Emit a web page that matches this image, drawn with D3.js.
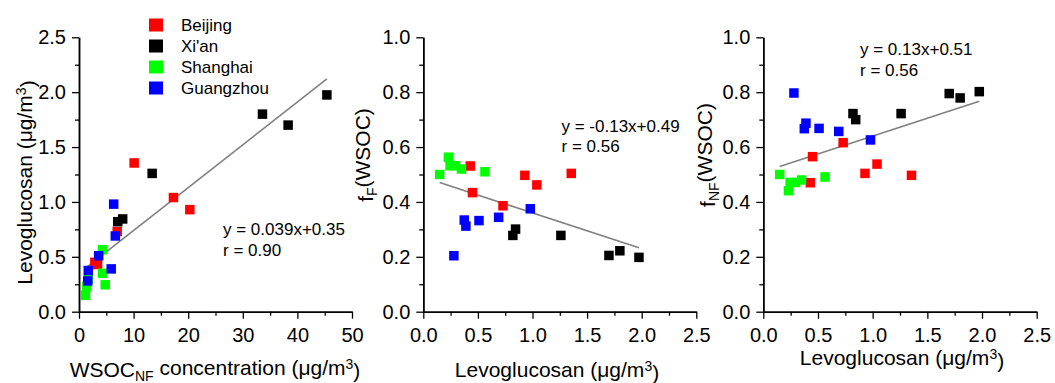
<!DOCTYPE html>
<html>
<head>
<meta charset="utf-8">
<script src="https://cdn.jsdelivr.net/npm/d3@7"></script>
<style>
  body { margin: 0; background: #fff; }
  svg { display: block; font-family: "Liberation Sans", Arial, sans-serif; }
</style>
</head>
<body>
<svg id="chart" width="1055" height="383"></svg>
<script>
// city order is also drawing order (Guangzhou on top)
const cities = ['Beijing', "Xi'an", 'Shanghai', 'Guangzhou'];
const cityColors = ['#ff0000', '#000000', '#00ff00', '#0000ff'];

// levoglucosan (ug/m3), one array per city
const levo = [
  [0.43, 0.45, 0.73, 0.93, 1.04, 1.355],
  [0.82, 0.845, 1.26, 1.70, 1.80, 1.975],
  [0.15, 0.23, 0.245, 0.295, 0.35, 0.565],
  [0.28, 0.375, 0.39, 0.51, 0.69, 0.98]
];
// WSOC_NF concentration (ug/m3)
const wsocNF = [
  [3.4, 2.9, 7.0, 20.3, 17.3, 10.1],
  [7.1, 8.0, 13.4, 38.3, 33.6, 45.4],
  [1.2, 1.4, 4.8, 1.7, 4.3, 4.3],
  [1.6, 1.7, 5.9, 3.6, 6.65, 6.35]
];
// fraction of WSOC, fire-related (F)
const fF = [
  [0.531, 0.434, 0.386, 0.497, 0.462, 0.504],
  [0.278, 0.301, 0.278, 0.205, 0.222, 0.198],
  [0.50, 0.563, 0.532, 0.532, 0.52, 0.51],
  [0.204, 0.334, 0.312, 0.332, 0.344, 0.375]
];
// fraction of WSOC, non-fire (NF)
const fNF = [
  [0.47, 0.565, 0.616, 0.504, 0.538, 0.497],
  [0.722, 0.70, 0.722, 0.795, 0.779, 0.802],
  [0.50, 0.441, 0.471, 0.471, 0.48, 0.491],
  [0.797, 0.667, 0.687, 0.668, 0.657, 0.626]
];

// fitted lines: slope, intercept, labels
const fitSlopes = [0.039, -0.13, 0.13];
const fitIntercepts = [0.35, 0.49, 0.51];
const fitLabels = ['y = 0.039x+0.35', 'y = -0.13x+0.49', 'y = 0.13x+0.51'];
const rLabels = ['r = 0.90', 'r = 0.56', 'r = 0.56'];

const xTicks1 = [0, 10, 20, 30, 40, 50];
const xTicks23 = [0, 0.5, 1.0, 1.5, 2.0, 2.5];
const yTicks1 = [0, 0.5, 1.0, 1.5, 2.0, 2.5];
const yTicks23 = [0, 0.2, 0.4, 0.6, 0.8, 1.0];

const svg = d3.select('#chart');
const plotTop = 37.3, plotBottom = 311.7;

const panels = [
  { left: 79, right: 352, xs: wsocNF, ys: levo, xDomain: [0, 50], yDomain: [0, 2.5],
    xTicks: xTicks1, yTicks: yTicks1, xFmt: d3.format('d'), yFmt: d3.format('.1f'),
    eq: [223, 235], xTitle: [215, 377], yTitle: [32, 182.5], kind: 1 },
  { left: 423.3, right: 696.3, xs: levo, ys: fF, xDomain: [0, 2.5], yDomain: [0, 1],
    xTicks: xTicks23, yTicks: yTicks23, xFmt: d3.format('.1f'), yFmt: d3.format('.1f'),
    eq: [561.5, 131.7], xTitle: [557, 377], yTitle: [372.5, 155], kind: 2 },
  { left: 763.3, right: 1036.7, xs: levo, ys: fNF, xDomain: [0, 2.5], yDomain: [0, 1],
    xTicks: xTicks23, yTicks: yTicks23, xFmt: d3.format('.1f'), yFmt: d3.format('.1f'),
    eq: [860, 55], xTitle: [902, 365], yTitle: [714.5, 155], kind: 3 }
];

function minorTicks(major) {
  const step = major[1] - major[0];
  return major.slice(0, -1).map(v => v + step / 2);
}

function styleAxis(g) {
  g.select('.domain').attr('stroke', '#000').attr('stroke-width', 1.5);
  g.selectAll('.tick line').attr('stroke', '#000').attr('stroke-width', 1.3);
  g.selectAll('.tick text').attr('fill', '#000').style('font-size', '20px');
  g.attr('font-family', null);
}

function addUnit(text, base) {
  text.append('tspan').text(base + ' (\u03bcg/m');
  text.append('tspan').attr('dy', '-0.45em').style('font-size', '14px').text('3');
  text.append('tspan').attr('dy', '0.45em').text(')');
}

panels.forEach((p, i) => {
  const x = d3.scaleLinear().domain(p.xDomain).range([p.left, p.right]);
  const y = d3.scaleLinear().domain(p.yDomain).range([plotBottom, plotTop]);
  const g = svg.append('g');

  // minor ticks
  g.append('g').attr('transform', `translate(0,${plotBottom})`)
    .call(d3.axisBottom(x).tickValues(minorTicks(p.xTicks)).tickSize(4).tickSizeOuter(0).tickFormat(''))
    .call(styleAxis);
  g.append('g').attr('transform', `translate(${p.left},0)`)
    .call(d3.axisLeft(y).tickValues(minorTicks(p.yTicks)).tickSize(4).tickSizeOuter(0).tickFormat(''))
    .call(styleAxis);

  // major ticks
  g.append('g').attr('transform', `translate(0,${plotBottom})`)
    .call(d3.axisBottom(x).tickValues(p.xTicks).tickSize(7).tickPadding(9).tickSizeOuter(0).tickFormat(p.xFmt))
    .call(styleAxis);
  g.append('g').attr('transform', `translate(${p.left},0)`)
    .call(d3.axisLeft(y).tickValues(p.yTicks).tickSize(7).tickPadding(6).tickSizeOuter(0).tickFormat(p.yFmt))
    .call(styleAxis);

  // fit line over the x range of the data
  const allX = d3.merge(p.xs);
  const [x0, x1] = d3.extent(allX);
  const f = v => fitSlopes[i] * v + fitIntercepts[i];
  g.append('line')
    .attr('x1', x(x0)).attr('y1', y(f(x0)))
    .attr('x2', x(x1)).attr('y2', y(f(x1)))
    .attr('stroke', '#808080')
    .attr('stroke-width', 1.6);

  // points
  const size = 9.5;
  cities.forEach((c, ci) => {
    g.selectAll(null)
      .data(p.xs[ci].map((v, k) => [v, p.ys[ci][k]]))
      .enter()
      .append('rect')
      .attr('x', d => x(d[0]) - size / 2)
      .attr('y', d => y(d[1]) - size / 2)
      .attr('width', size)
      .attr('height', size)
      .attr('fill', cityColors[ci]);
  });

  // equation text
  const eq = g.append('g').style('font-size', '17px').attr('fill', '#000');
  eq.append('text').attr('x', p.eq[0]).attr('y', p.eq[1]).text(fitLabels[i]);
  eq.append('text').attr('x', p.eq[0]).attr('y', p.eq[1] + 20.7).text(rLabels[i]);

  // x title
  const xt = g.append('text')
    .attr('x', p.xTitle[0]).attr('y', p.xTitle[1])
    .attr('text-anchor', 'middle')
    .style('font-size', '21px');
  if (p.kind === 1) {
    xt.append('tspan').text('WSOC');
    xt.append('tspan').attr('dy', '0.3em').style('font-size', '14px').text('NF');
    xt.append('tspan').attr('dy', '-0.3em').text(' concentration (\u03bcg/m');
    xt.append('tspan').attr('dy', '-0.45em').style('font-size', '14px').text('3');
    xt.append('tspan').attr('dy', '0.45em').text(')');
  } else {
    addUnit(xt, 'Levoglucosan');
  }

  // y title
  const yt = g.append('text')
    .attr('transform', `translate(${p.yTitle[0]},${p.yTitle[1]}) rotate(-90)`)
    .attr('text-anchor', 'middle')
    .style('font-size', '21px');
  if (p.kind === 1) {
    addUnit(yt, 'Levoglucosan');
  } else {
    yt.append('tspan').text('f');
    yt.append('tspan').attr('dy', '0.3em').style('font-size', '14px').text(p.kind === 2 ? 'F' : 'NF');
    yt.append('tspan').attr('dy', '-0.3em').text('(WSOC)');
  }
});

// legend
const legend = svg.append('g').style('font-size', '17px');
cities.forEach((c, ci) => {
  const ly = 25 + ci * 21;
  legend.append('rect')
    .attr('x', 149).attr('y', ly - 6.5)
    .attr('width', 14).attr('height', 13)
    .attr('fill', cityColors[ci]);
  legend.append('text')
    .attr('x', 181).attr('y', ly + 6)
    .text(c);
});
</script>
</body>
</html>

* [Required work]:
Starting with the first line of the data above and ending with the line containing "const rLabels = ['r", please restate every line exactly, leaving images out.

* [Response to the exercise]:
Emit a web page that matches this image, drawn with D3.js.
<!DOCTYPE html>
<html>
<head>
<meta charset="utf-8">
<script src="https://cdn.jsdelivr.net/npm/d3@7"></script>
<style>
  body { margin: 0; background: #fff; }
  svg { display: block; font-family: "Liberation Sans", Arial, sans-serif; }
</style>
</head>
<body>
<svg id="chart" width="1055" height="383"></svg>
<script>
// city order is also drawing order (Guangzhou on top)
const cities = ['Beijing', "Xi'an", 'Shanghai', 'Guangzhou'];
const cityColors = ['#ff0000', '#000000', '#00ff00', '#0000ff'];

// levoglucosan (ug/m3), one array per city
const levo = [
  [0.43, 0.45, 0.73, 0.93, 1.04, 1.355],
  [0.82, 0.845, 1.26, 1.70, 1.80, 1.975],
  [0.15, 0.23, 0.245, 0.295, 0.35, 0.565],
  [0.28, 0.375, 0.39, 0.51, 0.69, 0.98]
];
// WSOC_NF concentration (ug/m3)
const wsocNF = [
  [3.4, 2.9, 7.0, 20.3, 17.3, 10.1],
  [7.1, 8.0, 13.4, 38.3, 33.6, 45.4],
  [1.2, 1.4, 4.8, 1.7, 4.3, 4.3],
  [1.6, 1.7, 5.9, 3.6, 6.65, 6.35]
];
// fraction of WSOC, fire-related (F)
const fF = [
  [0.531, 0.434, 0.386, 0.497, 0.462, 0.504],
  [0.278, 0.301, 0.278, 0.205, 0.222, 0.198],
  [0.50, 0.563, 0.532, 0.532, 0.52, 0.51],
  [0.204, 0.334, 0.312, 0.332, 0.344, 0.375]
];
// fraction of WSOC, non-fire (NF)
const fNF = [
  [0.47, 0.565, 0.616, 0.504, 0.538, 0.497],
  [0.722, 0.70, 0.722, 0.795, 0.779, 0.802],
  [0.50, 0.441, 0.471, 0.471, 0.48, 0.491],
  [0.797, 0.667, 0.687, 0.668, 0.657, 0.626]
];

// fitted lines: slope, intercept, labels
const fitSlopes = [0.039, -0.13, 0.13];
const fitIntercepts = [0.35, 0.49, 0.51];
const fitLabels = ['y = 0.039x+0.35', 'y = -0.13x+0.49', 'y = 0.13x+0.51'];
const rLabels = ['r = 0.90', 'r = 0.56', 'r = 0.56'];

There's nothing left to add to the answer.